Efficacy of therapies and interventions for repeated embryo implantation failure: a systematic review and meta-analysis
Scientific reports. 2021;11(1):1747
The aim of the present systematic review and meta-analysis was to assess the effect of the different therapeutic options for repeated embryo implantation failure (RIF) on a subsequent IVF cycle outcome. Twenty-two RCTs and nineteen observational studies were included.

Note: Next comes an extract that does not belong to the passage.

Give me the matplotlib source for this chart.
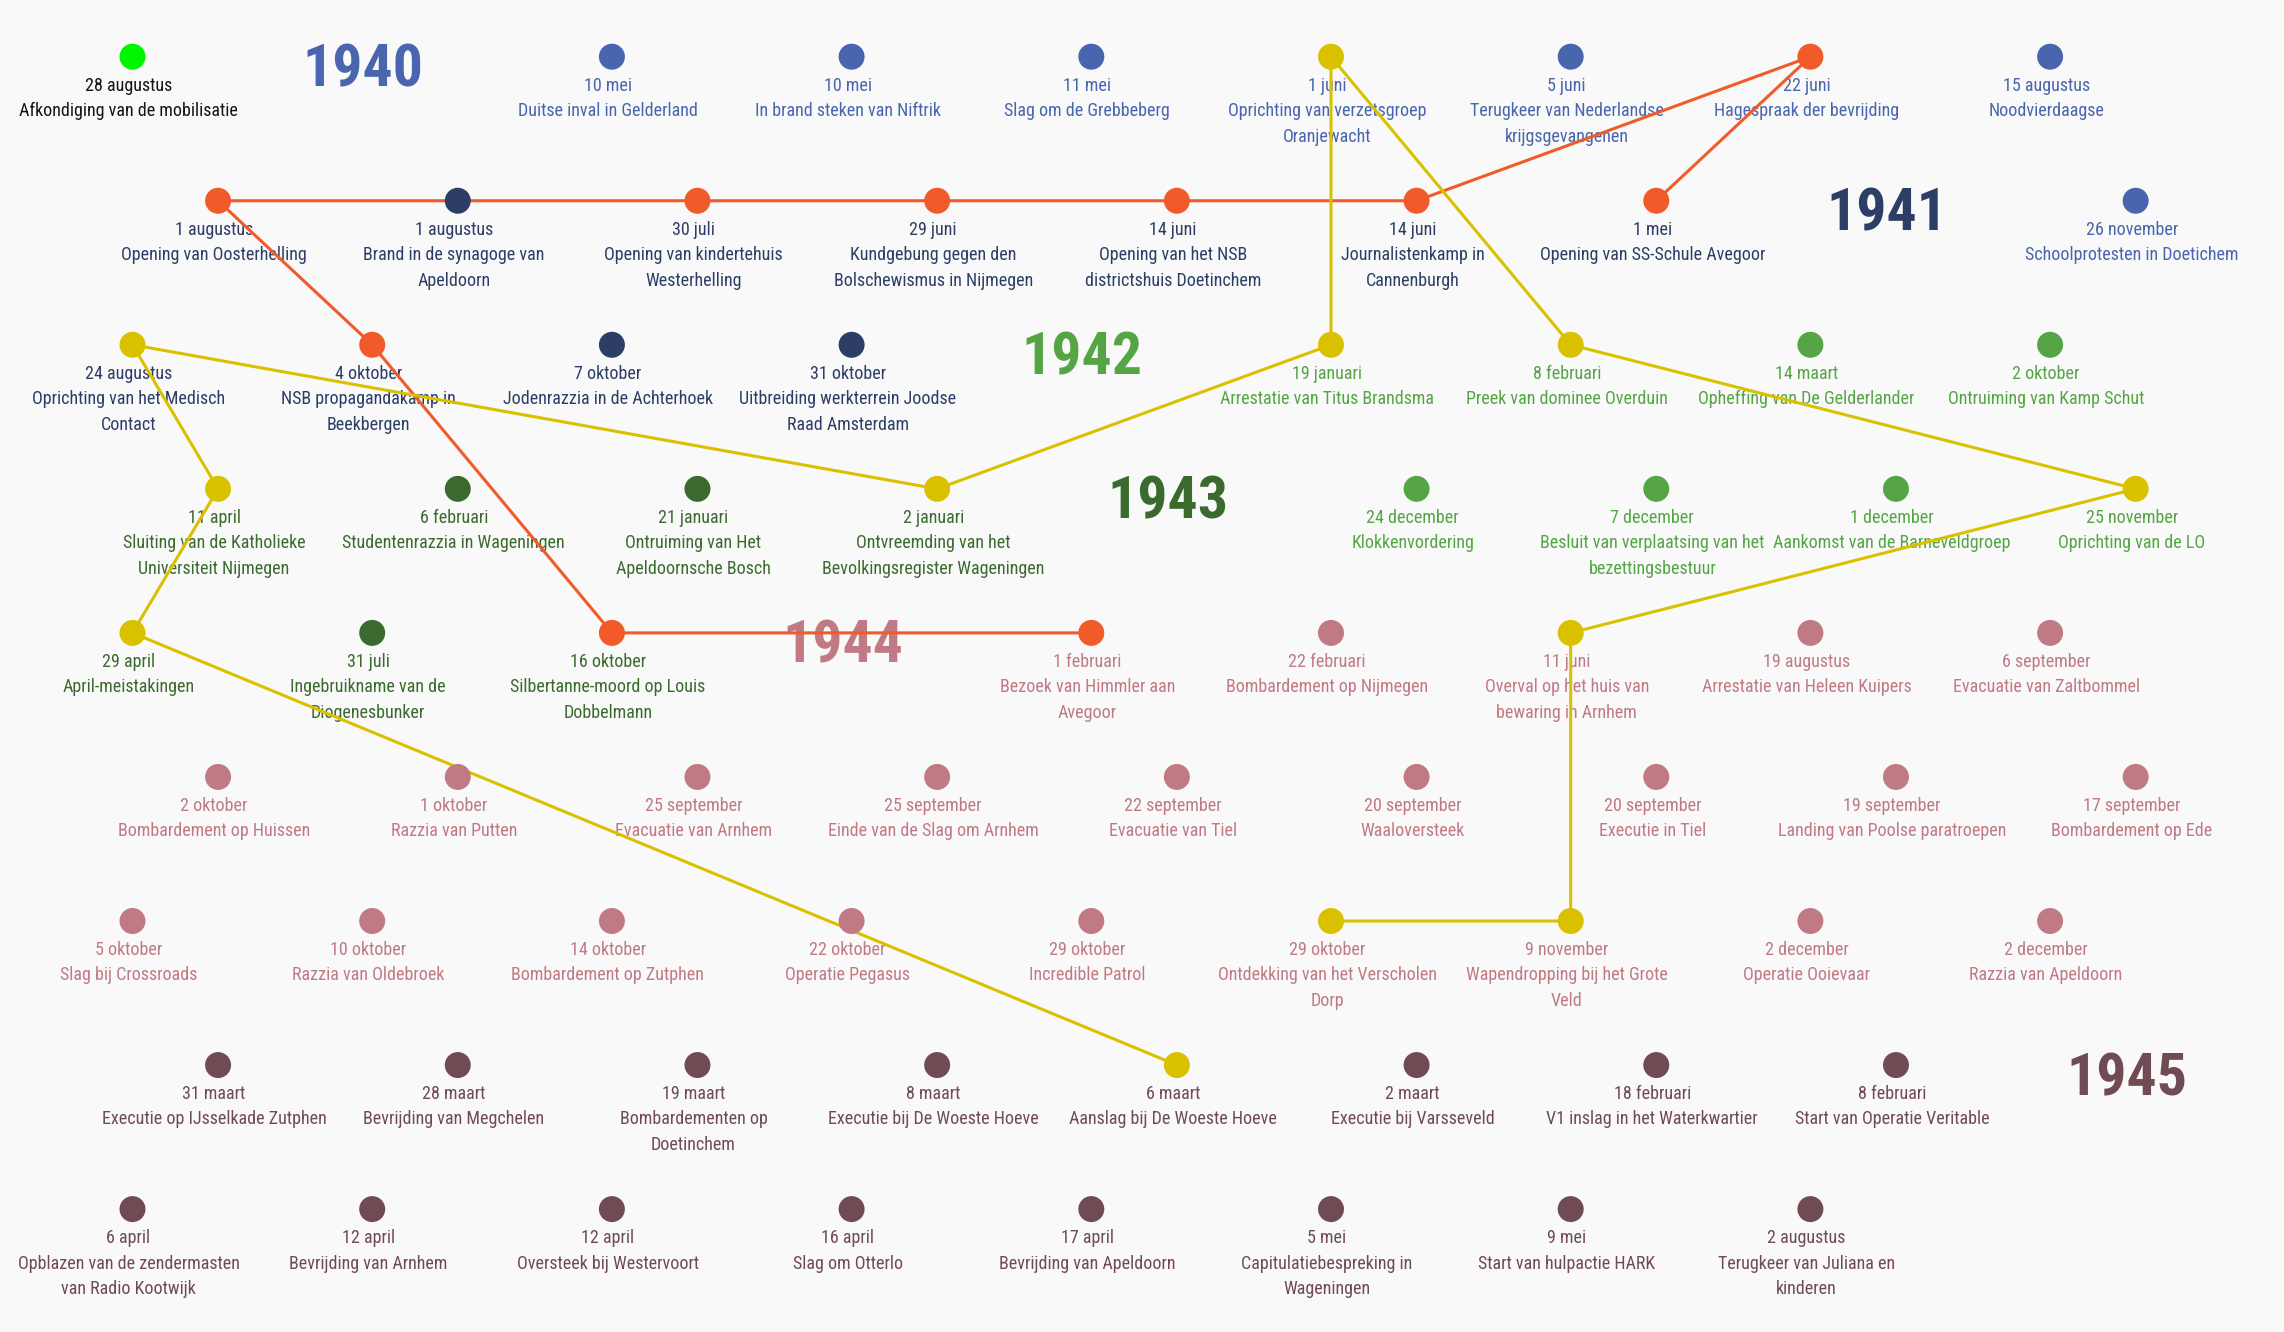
import matplotlib
matplotlib.use('Agg')
import matplotlib.pyplot as plt
from matplotlib import font_manager


# gebeurtenissen in tijdsvolgorde
years = [1939,
         1940, 1940, 1940, 1940, 1940, 1940, 1940, 1940,
         1941, 1941, 1941, 1941, 1941, 1941, 1941, 1941, 1941, 1941, 1941,
         1942, 1942, 1942, 1942, 1942, 1942, 1942, 1942,
         1943, 1943, 1943, 1943, 1943, 1943, 1943,
         1944, 1944, 1944, 1944, 1944, 1944, 1944, 1944, 1944, 1944, 1944,
         1944, 1944, 1944, 1944, 1944, 1944, 1944, 1944, 1944, 1944, 1944, 1944,
         1945, 1945, 1945, 1945, 1945, 1945, 1945, 1945,
         1945, 1945, 1945, 1945, 1945, 1945, 1945, 1945]

dates = ["28 augustus",
         "10 mei", "10 mei", "11 mei", "1 juni", "5 juni", "22 juni", "15 augustus", "26 november",
         "1 mei", "14 juni", "14 juni", "29 juni", "30 juli", "1 augustus", "1 augustus",
         "24 augustus", "4 oktober", "7 oktober", "31 oktober",
         "19 januari", "8 februari", "14 maart", "2 oktober", "25 november", "1 december",
         "7 december", "24 december",
         "2 januari", "21 januari", "6 februari", "11 april", "29 april", "31 juli", "16 oktober",
         "1 februari", "22 februari", "11 juni", "19 augustus", "6 september",
         "17 september", "19 september", "20 september", "20 september", "22 september",
         "25 september", "25 september", "1 oktober", "2 oktober",
         "5 oktober", "10 oktober", "14 oktober", "22 oktober", "29 oktober", "29 oktober",
         "9 november", "2 december", "2 december",
         "8 februari", "18 februari", "2 maart", "6 maart", "8 maart", "19 maart", "28 maart",
         "31 maart",
         "6 april", "12 april", "12 april", "16 april", "17 april", "5 mei", "9 mei", "2 augustus"]

titles = ["Afkondiging van de mobilisatie",
          "Duitse inval in Gelderland",
          "In brand steken van Niftrik",
          "Slag om de Grebbeberg",
          "Oprichting van verzetsgroep\nOranjewacht",
          "Terugkeer van Nederlandse\nkrijgsgevangenen",
          "Hagespraak der bevrijding",
          "Noodvierdaagse",
          "Schoolprotesten in Doetichem",
          "Opening van SS-Schule Avegoor",
          "Journalistenkamp in\nCannenburgh",
          "Opening van het NSB\ndistrictshuis Doetinchem",
          "Kundgebung gegen den\nBolschewismus in Nijmegen",
          "Opening van kindertehuis\nWesterhelling",
          "Brand in de synagoge van\nApeldoorn",
          "Opening van Oosterhelling",
          "Oprichting van het Medisch\nContact",
          "NSB propagandakamp in\nBeekbergen",
          "Jodenrazzia in de Achterhoek",
          "Uitbreiding werkterrein Joodse\nRaad Amsterdam",
          "Arrestatie van Titus Brandsma",
          "Preek van dominee Overduin",
          "Opheffing van De Gelderlander",
          "Ontruiming van Kamp Schut",
          "Oprichting van de LO",
          "Aankomst van de Barneveldgroep",
          "Besluit van verplaatsing van het\nbezettingsbestuur",
          "Klokkenvordering",
          "Ontvreemding van het\nBevolkingsregister Wageningen",
          "Ontruiming van Het\nApeldoornsche Bosch",
          "Studentenrazzia in Wageningen",
          "Sluiting van de Katholieke\nUniversiteit Nijmegen",
          "April-meistakingen",
          "Ingebruikname van de\nDiogenesbunker",
          "Silbertanne-moord op Louis\nDobbelmann",
          "Bezoek van Himmler aan\nAvegoor",
          "Bombardement op Nijmegen",
          "Overval op het huis van\nbewaring in Arnhem",
          "Arrestatie van Heleen Kuipers",
          "Evacuatie van Zaltbommel",
          "Bombardement op Ede",
          "Landing van Poolse paratroepen",
          "Executie in Tiel",
          "Waaloversteek",
          "Evacuatie van Tiel",
          "Einde van de Slag om Arnhem",
          "Evacuatie van Arnhem",
          "Razzia van Putten",
          "Bombardement op Huissen",
          "Slag bij Crossroads",
          "Razzia van Oldebroek",
          "Bombardement op Zutphen",
          "Operatie Pegasus",
          "Incredible Patrol",
          "Ontdekking van het Verscholen\nDorp",
          "Wapendropping bij het Grote\nVeld",
          "Operatie Ooievaar",
          "Razzia van Apeldoorn",
          "Start van Operatie Veritable",
          "V1 inslag in het Waterkwartier",
          "Executie bij Varsseveld",
          "Aanslag bij De Woeste Hoeve",
          "Executie bij De Woeste Hoeve",
          "Bombardementen op\nDoetinchem",
          "Bevrijding van Megchelen",
          "Executie op IJsselkade Zutphen",
          "Opblazen van de zendermasten\nvan Radio Kootwijk",
          "Bevrijding van Arnhem",
          "Oversteek bij Westervoort",
          "Slag om Otterlo",
          "Bevrijding van Apeldoorn",
          "Capitulatiebespreking in\nWageningen",
          "Start van hulpactie HARK",
          "Terugkeer van Juliana en\nkinderen"]

year_headers = [1940, 1941, 1942, 1943, 1944, 1945]

# verhaallijnen die gebeurtenissen verbinden
thread_orange = ["Opening van SS-Schule Avegoor", "Hagespraak der bevrijding",
                 "Journalistenkamp in Cannenburgh",
                 "Opening van het NSB districtshuis Doetinchem",
                 "Kundgebung gegen den Bolschewismus in Nijmegen",
                 "Opening van kindertehuis Westerhelling", "Opening van Oosterhelling",
                 "NSB propagandakamp in Beekbergen",
                 "Silbertanne-moord op Louis Dobbelmann", "Bezoek van Himmler aan Avegoor"]
thread_yellow = ["Ontdekking van het Verscholen Dorp", "Wapendropping bij het Grote Veld",
                 "Overval op het huis van bewaring in Arnhem", "Oprichting van de LO",
                 "Preek van dominee Overduin", "Oprichting van verzetsgroep Oranjewacht",
                 "Arrestatie van Titus Brandsma",
                 "Ontvreemding van het Bevolkingsregister Wageningen",
                 "Oprichting van het Medisch Contact",
                 "Sluiting van de Katholieke Universiteit Nijmegen",
                 "April-meistakingen", "Aanslag bij De Woeste Hoeve"]

year_colors = {1939: '#141414', 1940: '#4865ad', 1941: '#2c3e66', 1942: '#55a546',
               1943: '#3b6a2f', 1944: '#c07a84', 1945: '#704b53'}
dot_colors = dict(year_colors)
dot_colors[1939] = '#00f500'
thread_colors = ['#f15a29', '#dac100']
bg = '#f9f9f9'


def pick_font(cands):
    for c in cands:
        try:
            font_manager.findfont(c, fallback_to_default=False)
            return c
        except ValueError:
            pass
    return 'DejaVu Sans'


font = pick_font(['Liberation Sans Narrow', 'Roboto Condensed', 'DejaVu Sans Condensed',
                  'Liberation Sans'])

# slangvormige indeling: 9 plekken per rij, oneven rijen van rechts naar links
COLS = 9
ODD_SHIFT = 0.357
PX = 0.72  # pixels -> punten bij 100 dpi

items = []
for i, yr in enumerate(years):
    if yr in year_headers and ('year', yr) not in items:
        items.append(('year', yr))
    items.append(('event', i))


def slot(k):
    row, pos = divmod(k, COLS)
    if row % 2:
        return COLS - 1 - pos + ODD_SHIFT, row
    return pos, row


fig = plt.figure(figsize=(22.84, 13.32), dpi=100)
fig.patch.set_facecolor(bg)
ax = fig.add_axes([0, 0, 1, 1])
ax.set_facecolor(bg)
ax.set_xlim(-132.5 / 239.7, (2284 - 132.5) / 239.7)
ax.set_ylim((1332 - 56.7) / 144.05, -56.7 / 144.05)
ax.axis('off')

pos = {}
for k, (kind, v) in enumerate(items):
    x, y = slot(k)
    if kind == 'year':
        ax.annotate(str(v), (x, y), xytext=(-9 * PX, -30 * PX), textcoords='offset points',
                    ha='center', va='baseline', fontsize=43, fontweight='bold',
                    color=year_colors[v], family=font, zorder=2)
    else:
        pos[titles[v].replace('\n', ' ')] = (x, y, v)
        ax.annotate(dates[v] + '\n' + titles[v], (x, y), xytext=(-4 * PX, -20 * PX),
                    textcoords='offset points', ha='center', va='top', fontsize=13,
                    linespacing=1.53, color=year_colors[years[v]], family=font, zorder=2)

# verbindingslijnen
in_thread = {}
for thread, col in zip([thread_orange, thread_yellow], thread_colors):
    xs = [pos[t][0] for t in thread]
    ys = [pos[t][1] for t in thread]
    ax.plot(xs, ys, color=col, lw=2.2, zorder=3, solid_capstyle='round')
    for t in thread:
        in_thread[pos[t][2]] = col

# punten
for key, (x, y, v) in pos.items():
    c = in_thread.get(v, dot_colors[years[v]])
    ax.scatter([x], [y], s=350, color=c, edgecolors='none', zorder=4)

fig.savefig('out.png', dpi=100, facecolor=bg)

Pooling of results showed a beneficial effect of intrauterine PBMC infusion on both CPR (RR 2.18; 95% CI 1.58-3.00; p < 0.00001; OR 2.03; 95% CI 1.22-3.36; p = 0.006) and LBR (RR 2.41; 95% CI 1.40-4.16; p = 0.002; OR 3.73; 95% CI 1.13-12.29; p = 0.03), of subcutaneous G-CSF administration on CPR (RR 2.29; 95% CI 1.58-3.31; p < 0.0001) and of intrauterine PRP infusion on CPR (RR 2.45; 95% CI 1.55-3.86; p = 0.0001). Observational studies also demonstrated a positive effect of IVIG and intrauterine hCG infusion on both CPR and LBR and of atosiban on CPR. Studies investigating intrauterine G-CSF infusion, LMWH, intravenous intralipid, hysteroscopy, blastocyst-stage ET, ZIFT, PGT-A and AH failed to observe an impact on IVF outcome. The quality of the evidence that emerged from RCTs focused on intrauterine PBMC infusion and subcutaneous G-CSF administration was moderate. For all other therapies/interventions it varied from low to very low. In conclusion, intrauterine PBMC infusion and subcutaneous G-CSF administration are the most promising therapeutic options for RIF. However, further well conducted RCTs are necessary before their introduction into clinical practice.